TASK TO COMPLETE — Look for the line with "Output the Python" in the entries below, then extract that line and all lines after it exactly, with pictures left out.

RECORDS TO USE —
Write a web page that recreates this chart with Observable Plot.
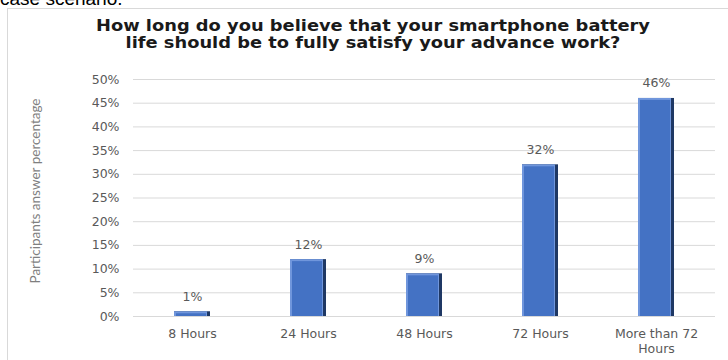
<!DOCTYPE html>
<html>
<head>
<meta charset="utf-8">
<script src="https://cdn.jsdelivr.net/npm/d3@7"></script>
<script src="https://cdn.jsdelivr.net/npm/@observablehq/plot@0.6"></script>
<style>
  html, body { margin: 0; padding: 0; background: #fff; }
  #wrap { position: relative; width: 728px; height: 360px; overflow: hidden; background: #fff; }
  #above { position: absolute; left: 0; top: -12px; font-family: "Liberation Sans", Arial, sans-serif; font-size: 19px; color: #000; white-space: nowrap; }
  #box { position: absolute; left: 7px; top: 8px; width: 740px; height: 400px; border: 1px solid #d9d9d9; box-sizing: border-box; }
  #title { position: absolute; left: 0; width: 746px; top: 18px; text-align: center; font-family: "DejaVu Sans", sans-serif; font-weight: 700; font-size: 15.5px; line-height: 16.5px; color: #1a1a1a; white-space: nowrap; transform: scaleX(1.15); transform-origin: 373px 0; }
  #chart { position: absolute; left: 0; top: 0; }
</style>
</head>
<body>
<div id="wrap">
  <div id="above">case scenario.</div>
  <div id="box"></div>
  <div id="chart"></div>
  <div id="title">How long do you believe that your smartphone battery<br>life should be to fully satisfy your advance work?</div>
</div>
<script>
const categories = ["8 Hours", "24 Hours", "48 Hours", "72 Hours", "More than 72 Hours"];
const values = [1, 12, 9, 32, 46];
const xTickLabels = ["8 Hours", "24 Hours", "48 Hours", "72 Hours", "More than 72\nHours"];
const yTicks = [0, 5, 10, 15, 20, 25, 30, 35, 40, 45, 50];
const yTitle = "Participants answer percentage";

const data = categories.map((c, i) => ({cat: c, value: values[i], label: xTickLabels[i]}));

const chart = Plot.plot({
  width: 728,
  height: 360,
  marginLeft: 133,
  marginRight: 13,
  marginTop: 79,
  marginBottom: 44,
  x: {domain: categories, paddingInner: 0.69, paddingOuter: 0.35, axis: null},
  y: {domain: [0, 50], axis: null},
  style: {fontFamily: "DejaVu Sans, sans-serif", background: "transparent", overflow: "visible"},
  marks: [
    Plot.ruleY(yTicks, {stroke: "#d9d9d9", strokeWidth: 1}),
    Plot.axisY(yTicks, {tickSize: 0, tickPadding: 14, tickFormat: d => d + "%", fontSize: 12.5, fill: "#595959", label: null}),
    Plot.barY(data, {x: "cat", y: "value", fill: "#1f3864"}),
    Plot.barY(data, {x: "cat", y: "value", fill: "#7096dc", insetRight: 3}),
    Plot.barY(data, {x: "cat", y: "value", fill: "#4472c4", insetLeft: 2, insetRight: 4, insetTop: 2}),
    Plot.text(data, {x: "cat", y: 0, text: "label", dy: 11, lineAnchor: "top", fontSize: 12.5, fill: "#595959", lineHeight: 1.2}),
    Plot.text(data, {x: "cat", y: "value", text: d => d.value + "%", dy: -15, fontSize: 12.5, fill: "#595959"}),
    Plot.text([yTitle], {frameAnchor: "left", dx: -98, dy: -7, rotate: -90, textAnchor: "middle", fontSize: 13.5, fill: "#7f7f7f", fontFamily: "Lato, sans-serif"})
  ]
});
document.getElementById("chart").appendChild(chart);
</script>
</body>
</html>
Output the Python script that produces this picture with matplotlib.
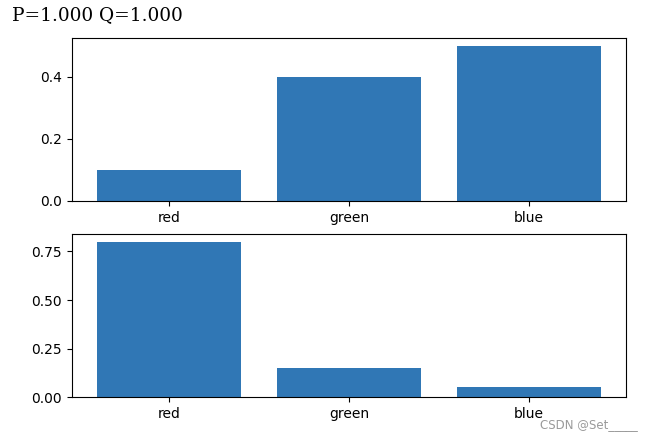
import matplotlib
matplotlib.use("Agg")
import matplotlib.pyplot as plt

# values
colors = ["red", "green", "blue"]
p_values = [0.1, 0.4, 0.5]
q_values = [0.8, 0.15, 0.05]
header = "P=1.000 Q=1.000"

fig = plt.figure(figsize=(6.47, 4.40), dpi=100)
ax1 = fig.add_axes([0.111, 0.5432, 0.8565, 0.3704])
ax2 = fig.add_axes([0.111, 0.0977, 0.8565, 0.3704])

bar_color = "#3077b5"
ax1.bar(colors, p_values, color=bar_color)
ax2.bar(colors, q_values, color=bar_color)

ax1.set_yticks([0.0, 0.2, 0.4])
ax2.set_yticks([0.0, 0.25, 0.5, 0.75])

# printed line above the figure (notebook output)
fig.text(0.018, 0.965, header, family="DejaVu Serif", fontsize=13.3, va="center", ha="left")

# watermark
fig.text(0.985, 0.035, "CSDN @Set_____", color="#9a9a9a", fontsize=8.5, ha="right", va="center")

fig.savefig("out.png", dpi=100)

RESULT OF THIS TASK —
Output the Python script that produces this picture with matplotlib.
import matplotlib
matplotlib.use("Agg")
import matplotlib.pyplot as plt

# values
colors = ["red", "green", "blue"]
p_values = [0.1, 0.4, 0.5]
q_values = [0.8, 0.15, 0.05]
header = "P=1.000 Q=1.000"

fig = plt.figure(figsize=(6.47, 4.40), dpi=100)
ax1 = fig.add_axes([0.111, 0.5432, 0.8565, 0.3704])
ax2 = fig.add_axes([0.111, 0.0977, 0.8565, 0.3704])

bar_color = "#3077b5"
ax1.bar(colors, p_values, color=bar_color)
ax2.bar(colors, q_values, color=bar_color)

ax1.set_yticks([0.0, 0.2, 0.4])
ax2.set_yticks([0.0, 0.25, 0.5, 0.75])

# printed line above the figure (notebook output)
fig.text(0.018, 0.965, header, family="DejaVu Serif", fontsize=13.3, va="center", ha="left")

# watermark
fig.text(0.985, 0.035, "CSDN @Set_____", color="#9a9a9a", fontsize=8.5, ha="right", va="center")

fig.savefig("out.png", dpi=100)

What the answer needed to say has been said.